On Sat, Nov 06, 2021 at 11:19:28PM -0700, Watson Ladd wrote:
> On Sat, Nov 6, 2021 at 12:55 AM Magnus Fromreide via tz <tz at iana.org> wrote:
> >
> > On Fri, Nov 05, 2021 at 02:53:23PM -0700, Brian Park via tz wrote:
> > > On Fri, Nov 5, 2021 at 12:01 PM Brian Park <brian at xparks.net> wrote:
> > >
> > > > I agree that it is conceptually cleaner if the Core TZDB identifiers were
> > > > internal only. But I understand that some people would consider ISO-country
> > > > identifiers to be out of scope of this project, although there are many ad
> > > > hoc ones currently in the database. I think a file like 'countryzone'
> > > > should be added only if there are people willing to maintain such a list.
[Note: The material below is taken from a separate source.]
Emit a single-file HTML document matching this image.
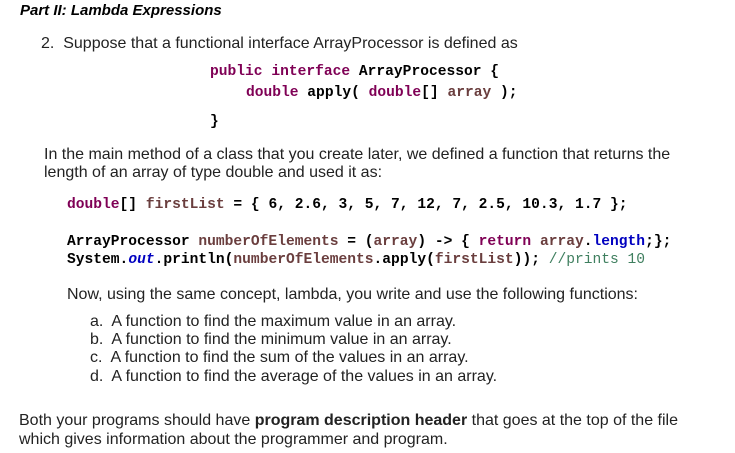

> > > > It may need to be a separate project, to avoid forcing the TZ Coordinator
> > > > to pick up the slack if those maintainers drop off.
> > > >
> > >
> > > Following up my own post, I took an initial stab at what this 'countryzone'
> > > file would look like, and immediately ran into problems that convinces me
> > > that this does *not* belong in the TZDB project. The scope seems too large,
> > > so it seems better as a separate project.
> > >
> > > I started from an ISO-3166 CSV file (see
> > > https://en.wikipedia.org/wiki/List_of_ISO_3166_country_codes for a human
> > > readable version), and I found:
> > >
> > > 1) Many country names are too long to fit into 14 characters. Let's say we
> > > relax that constraint because we deprecate support for any old Unix system
> > > that cannot support these longer file names. But there are countries like
> > > "Heard Island and McDonald Islands", "South Georgia and the South Sandwich
> > > Islands", and "United States Minor Outlying Islands", and "British Indian
> > > Ocean Territory". Just from an ergonomics perspective, we should find a way
> > > to shorten these very long names.
> > >
> > > 2) If we shorten some countries, like "Bosnia and Herzegovina" to just
> > > "Bosnia" for convenience, are we going to offend people? I don't know
> > > anyone from Bosnia and Herzegovina, so I have no idea. Each country that we
> > > shorten needs to be researched carefully.
> > >
> > > 3) At least 5 countries have non-ASCII characters in their ISO names: "Côte
> > > d'Ivoire ", "Curaçao", "Åland Islands", "Saint Barthélemy", "Réunion".
> > > Personally, I would like to use only ASCII characters because they are the
> > > lowest common denominator that is guaranteed to work, outside of mainframes
> > > using EBCDIC. If we remove these non-ASCII characters, are we going to
> > > offend the people of those countries, even though these are supposed to be
> > > English versions of their country names?
> >
> > This also brings up the question about why any of the subregion
> > identifiers should be included? They are not countries and I find it
> > hard to defend that Jan Mayen (population: 4 (scientists on the
> > weather station)) should have it's own time zone when the US state
> > of e.g. Texas shouldn't.
> 
> Because Texas has never had a different time from other entries in the
> DB, while Jan Mayen has.

I will happily admit to not having done any deeper research than reading
the comments in europe and backzone but both Arctic/Longyearbyen and
Atlantic/Jan_Mayen seems to be links to Europe/Oslo and that is all the
history they have.

What I was after though, was that Svalbard & Jan Mayen do have an ISO
country code - SJ - but that country code is rightfully marked as a
region code in iso 3166. I do not know why some places get their own
3166 region codes but I suppose it is a thing for autonomus regions.